When Taylor, always the sports fan, realized what day it was, he wrote on the white board: “My Cardinals season tickets are due April 15… Make that payment!”
His wife immediately said, “He’s going to be just fine.”
Dedicated to Recovery
The following 20 months have been dedicated to recovery. “At one point, I was doing therapy five days a week, six hours a day,” Taylor said. During that time, he had regular follow-up office visits with Dr. LaPrade.
“Paul LaPrade is amazing to me,” Taylor said, “He saved my life. I’m forever indebted to him.”
Taylor’s mother, Grace Gregory, said the hospital staff made what was a very traumatic time for the whole family easier to bear. “They took excellent care of Jason, and they relayed information to us. Really, I have nothing but good to say.”
Dr. LaPrade speaks with almost an offhand confidence when talking about the skill and capability of the John C. Lincoln trauma team. “North Mountain is an excellent Level I Trauma Center, and anyone who comes in with a severe, life-threatening injury is immediately attended to by top-rate doctors and nurses who see and deal with that type of injury all the time.”
Looking back, Taylor said the experience “has changed me, but not in the way you would think. I don’t look over my shoulder; I’m not afraid to go out; I’m not afraid of anything or anybody. But now, I have such a sense of gratitude and humility about the fact that I’m alive, that I’m here. It’s not all rainbows and butterflies, but the way I see life is just totally different now.”
The young man said that he struggles every day with balance and coordination issues as a result of the damage to his brain.

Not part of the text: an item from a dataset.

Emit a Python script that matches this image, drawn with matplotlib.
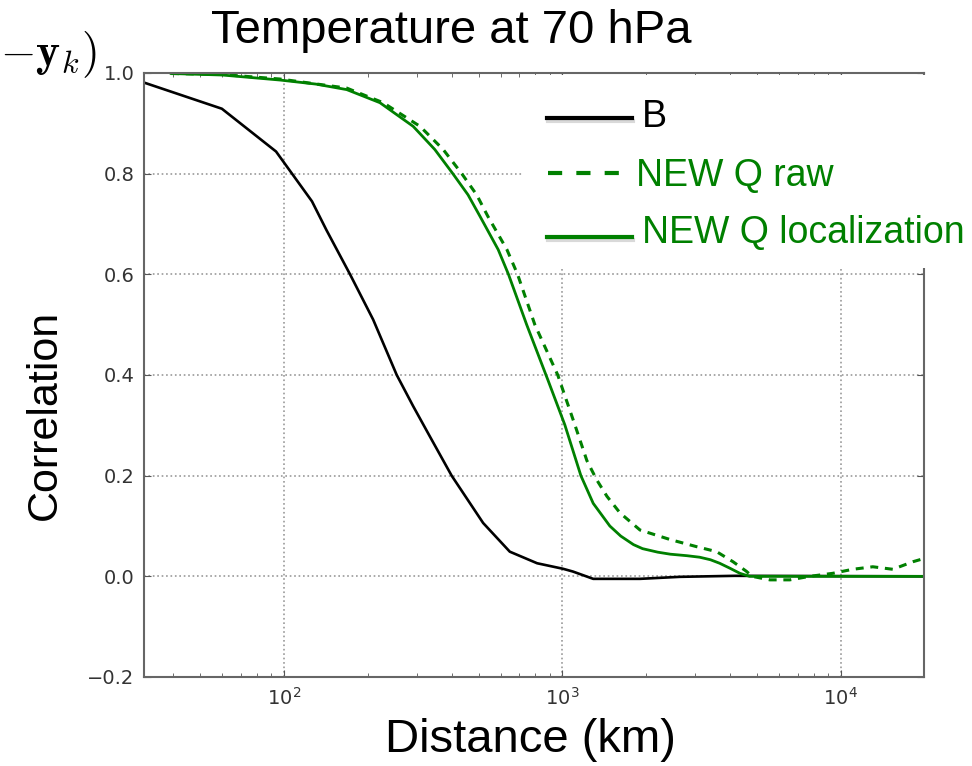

His speech is generally clear and fluid, but he has moments when he slurs his words or gropes to remember something. Recently he has been suffering from increasingly severe headaches.

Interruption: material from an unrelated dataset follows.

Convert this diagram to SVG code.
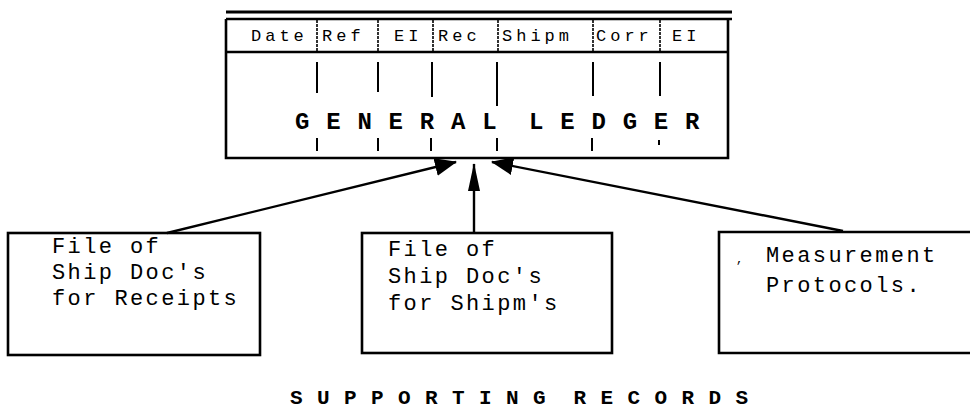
<svg xmlns="http://www.w3.org/2000/svg" width="970" height="420" viewBox="0 0 970 420">
<style>
.box{fill:none;stroke:#000;stroke-width:2.6}
.ln{stroke:#000;stroke-width:2.4;fill:none}
.tk{stroke:#000;stroke-width:2}
.sep{stroke:#000;stroke-width:1.6;stroke-dasharray:3 1}
.t{font-family:"Liberation Mono","Courier New",monospace;fill:#000;white-space:pre}
.hd{font-size:17px;letter-spacing:4px}
.big{font-size:24px;font-weight:bold;letter-spacing:1.2px}
.sup{font-size:21px;font-weight:bold;letter-spacing:0.9px}
.bx{font-size:22px;letter-spacing:2.4px}
</style>
<defs>
<marker id="ah" viewBox="0 0 22 18" refX="21" refY="9" markerWidth="22" markerHeight="18" markerUnits="userSpaceOnUse" orient="auto">
<path d="M0,0 L22,9 L0,18 Z" fill="#000"/>
</marker>
<marker id="ahm" viewBox="0 0 28 14" refX="27" refY="7" markerWidth="28" markerHeight="14" markerUnits="userSpaceOnUse" orient="auto">
<path d="M0,1 L28,7 L0,13 Z" fill="#000"/>
</marker>
</defs>
<rect width="970" height="420" fill="#fff"/>

<g id="ledger">
<line class="ln" x1="226" y1="12" x2="732" y2="12" style="stroke-width:3"/>
<line class="ln" x1="226" y1="19" x2="732" y2="19"/>
<path class="box" d="M226,19 L226,158 L728,158 L728,19"/>
<line class="ln" x1="226" y1="52" x2="728" y2="52"/>
<g>
<line class="sep" x1="317" y1="20" x2="317" y2="51"/>
<line class="sep" x1="378" y1="20" x2="378" y2="51"/>
<line class="sep" x1="433" y1="20" x2="433" y2="51"/>
<line class="sep" x1="498" y1="20" x2="498" y2="51"/>
<line class="sep" x1="593" y1="20" x2="593" y2="51"/>
<line class="sep" x1="660" y1="20" x2="660" y2="51"/>
</g>
<text class="t hd" x="251" y="41">Date</text>
<text class="t hd" x="322" y="41">Ref</text>
<text class="t hd" x="394" y="41">EI</text>
<text class="t hd" x="438" y="41">Rec</text>
<text class="t hd" x="502" y="41">Shipm</text>
<text class="t hd" x="596" y="41">Corr</text>
<text class="t hd" x="672" y="41">EI</text>
<g>
<line class="tk" x1="317" y1="62" x2="317" y2="93"/>
<line class="tk" x1="378" y1="62" x2="378" y2="92"/>
<line class="tk" x1="432" y1="62" x2="432" y2="97"/>
<line class="tk" x1="497" y1="62" x2="497" y2="106"/>
<line class="tk" x1="593" y1="62" x2="593" y2="96"/>
<line class="tk" x1="660" y1="62" x2="660" y2="96"/>
</g>
<text class="t big" x="295" y="129" xml:space="preserve">G E N E R A L  L E D G E R</text>
<g>
<line class="tk" x1="317" y1="138" x2="317" y2="151"/>
<line class="tk" x1="378" y1="138" x2="378" y2="151"/>
<line class="tk" x1="431" y1="138" x2="431" y2="151"/>
<line class="tk" x1="497" y1="138" x2="497" y2="151"/>
<line class="tk" x1="592" y1="138" x2="592" y2="151"/>
<line class="tk" x1="659" y1="140" x2="659" y2="145"/>
</g>
</g>

<g id="receipts">
<rect class="box" x="8" y="233" width="252" height="122"/>
<text class="t bx" x="52" y="253">File of</text>
<text class="t bx" x="52" y="279">Ship Doc's</text>
<text class="t bx" x="52" y="305">for Receipts</text>
</g>

<g id="shipments">
<rect class="box" x="362" y="233" width="250" height="120"/>
<text class="t bx" x="388" y="256">File of</text>
<text class="t bx" x="388" y="283">Ship Doc's</text>
<text class="t bx" x="388" y="310">for Shipm's</text>
</g>

<g id="protocols">
<path class="box" d="M972,232 L719,232 L719,353 L972,353"/>
<text class="t" x="736" y="263" style="font-size:12px">,</text>
<text class="t bx" x="766" y="262">Measurement</text>
<text class="t bx" x="766" y="292">Protocols.</text>
</g>

<g id="connectors">
<line class="ln" x1="167" y1="233" x2="456" y2="162" marker-end="url(#ah)"/>
<line class="ln" x1="474" y1="232" x2="474" y2="164" marker-end="url(#ahm)"/>
<line class="ln" x1="843" y1="231" x2="492" y2="162" marker-end="url(#ah)"/>
</g>

<text class="t sup" x="290" y="404" xml:space="preserve">S U P P O R T I N G  R E C O R D S</text>
</svg>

“These are issues,” he said “but they are issues we are working on. Meanwhile, I’m just overwhelmingly grateful to be here, to be Alivia’s father, to have a chance at a full life.”
Life is Worth Living
Taylor is an inspirational speaker to seniors at Maricopa County high schools west of Interstate 17. At the end of his presentations, students often ask about his experience. His goal is to inspire students to go to college; his hope is that he will inspire them to see that life is worth living.
“I’m really, really happy just to be alive, but I’m not going to settle for just pulling through this accident. I don’t want to be known as the guy who survived a gunshot to the head. I want to do amazing things. I want to be known as a great father, a great man, worker or whatever,” he said.
Taylor could easily have died that night. Instead, he was able to return to work on June 18, 2012. He continues to do therapy, noting that he’s doing extremely well and going in the right direction. In spite of what those free Suns tickets led to, he remains a diehard sports fan and is devoted to his Arizona Cardinals.
If his survival is a miracle, maybe it’s due to Dr. LaPrade and the skill of the John C. Lincoln trauma team. Or maybe he simply didn’t want to miss out on the upcoming football season.
The truth is, Taylor is grateful for both.